En son temps, bien que soit rare ma parole publique sur ces questions, usant de mon droit d’avoir une opinion et un avis sur ce qui concerne un pays dont je suis citoyen, j’avais écrit un texte intitulé : Eviter le vicieux piège de l’Occident. Un proche me l’avait reproché, estimant que ma plume ne devrait point sortir de la sphère littéraire, quand un autre, de moi inconnu, y était allé avec son «Hamidou Sall qui se croit malin». Peut-être, aurait-il préféré que je me crusse idiot ? Dans ce texte, je m’en étais pris à des médias et pouvoirs occidentaux qui, oubliant de balayer devant leurs portes, et faisant aussi plaisir à certains, s’étaient octroyé le droit de déverser un déluge de feu sur notre pays. J’avais rappelé à cet Occident prédateur, si prompt à la flagellation, qu’il a longtemps versé le sang des humanités pour se frayer un chemin chaotique dans la marche de l’histoire du monde, enfermant ainsi dans une nasse dont ils ont encore du mal à sortir, bien des peuples dont le seul tort est celui de vouloir prendre leur destin en main. J’avais montré que l’Occident et ses médias de service n’étaient nullement qualifiés pour nous donner des leçons et qu’ils n’avaient pas le droit de dresser des Sénégalais contre d’autres Sénégalais.
J’avais décrit un Occident qui indique le droit chemin mais qui serpente par des voies et des voix obliques, sinueuses et tortueuses, au gré de ses seuls intérêts. Et d’ailleurs, depuis leurs exigences, leurs leçons de démocratie et de respect de normes, de calendriers et autres diktats, que s’est-il passé chez eux et ailleurs, notamment dans certaines parties du monde où ils ont de gros intérêts ? Actualité brûlante, comment se comporte cet Occident dans ce qui se passe dans la partie-Est d’un grand pays de l’Afrique centrale. Contracter, se ravitailler et commercer avec un pays subitement passé premier producteur d’un produit qu’il ne produit pas et dont on sait pertinemment comment il se le procure, et vouloir tranquillement s’obstiner à nous donner des leçons de rectitude morale et de bonne gouvernance… Quel magnifique exploit !
Et retentit en nous la voix de Aimé Césaire, l’enfant d’une violence indicible de l’histoire, mais lumineux fruit de la terrible vomissure des bateaux négriers, quatre siècles durant, qui, dans son Discours sur le colonialisme, nous dit qu’une civilisation qui ruse avec ses principes est une civilisation moribonde.
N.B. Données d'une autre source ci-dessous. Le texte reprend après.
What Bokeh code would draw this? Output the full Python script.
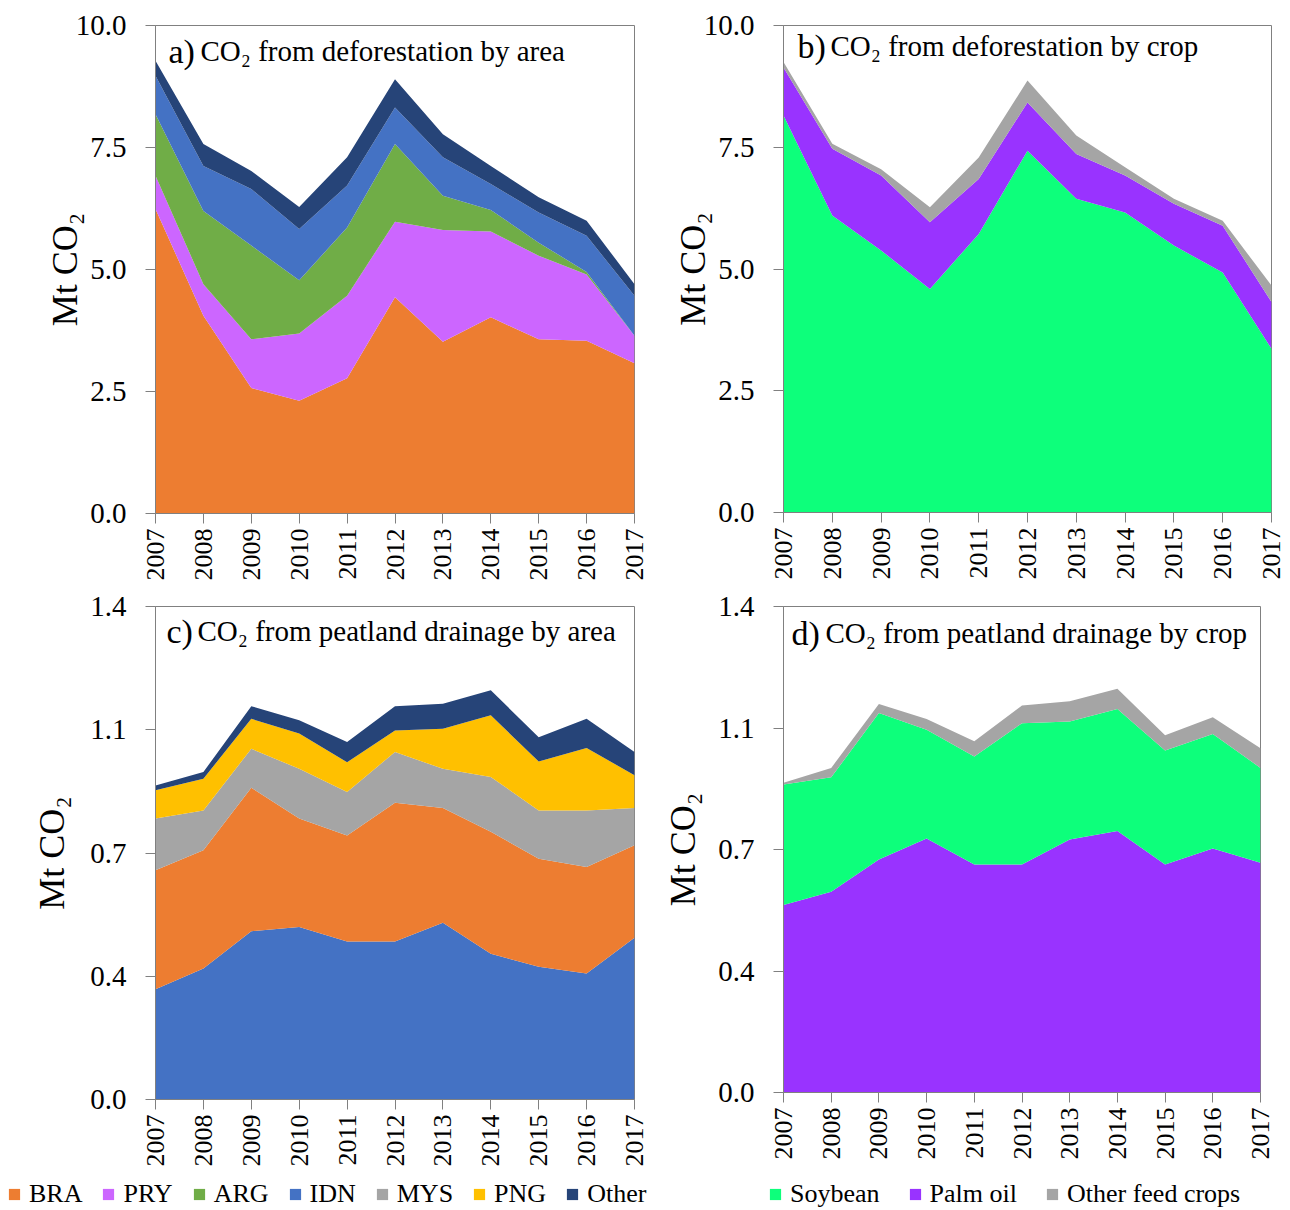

Et Sénèque, philosophe romain, de nous dire que «ce que tu veux enflammer chez les autres doit d’abord brûler en toi».
Mais revenons à l’abrogation, non sans rappeler d’abord qu’un sage adage, bien de chez nous, enseigne qu’en Afrique rien ne se gâte si à son sujet il y a eu suffisamment de paroles.
Parlons donc !
L’abrogation était une promesse de campagne, et majorité acquise on veut passer à l’action. Soit ! Abroger oui, mais aller jusqu’au bout. Qu’est-ce à dire ? Il est donc question de retirer la loi votée par une Assemblée souveraine et accepter de revenir à la situation antérieure. Comme on le sait, la loi d’amnistie est sans préjudice des droits des tiers, mais si elle est abrogée, que fera-t-on des droits acquis par certaines personnes à la suite de sa promulgation ? Question importante et centrale qui ne peut, en aucun cas, justice oblige, être occultée.
Aller jusqu’au bout de l’abrogation, c’est remettre tout sur la table, dire le Droit, rien que le Droit, aller au bout des enquêtes jadis ouvertes, déterminer les coupables et les punir selon la loi.
Abroger, à mon humble avis d’humble citoyen, c’est accepter tout d’abord la mise en place d’une commission d’enquête indépendante composée de Sénégalais compétents et connus pour leur hauteur, leur vertu et leur attachement viscéral à la défense et à la sauvegarde de l’intérêt général. Oui pour la mise en place d’une équipe indépendante et pluridisciplinaire qui comprendra des compétences issues de la Société civile, de la Magistrature, du Barreau, des organisations syndicales, du secteur privé, des chefs religieux et coutumiers…
Pour mener à bien sa mission, cette commission devra disposer d’éléments fiables issus du renseignement et de la surveillance du territoire, et comprendre des gendarmes, des militaires, des policiers qui ne sont plus en activité et dont l’expertise est avérée et les états de service reconnus. Pour des raisons évidentes, et dans le seul but de renforcer son indépendance, cette commission devra être hors du contrôle et de l’autorité des actuels ministres de l’Intérieur, des Forces armées et de la Justice, qui ne peuvent être juges et parties. Mais, et c’est encore ma conviction, notre pays n’est pas forcément enfermé dans l’unique choix de réveiller les démons et d’endurer des ténèbres. Il peut aussi, j’en suis persuadé, faire le pari de nouveaux soleils et, dans le silence des passions et la mise en avant de la raison, tendre résolument la main à un avenir meilleur de la Nation, pour la Nation.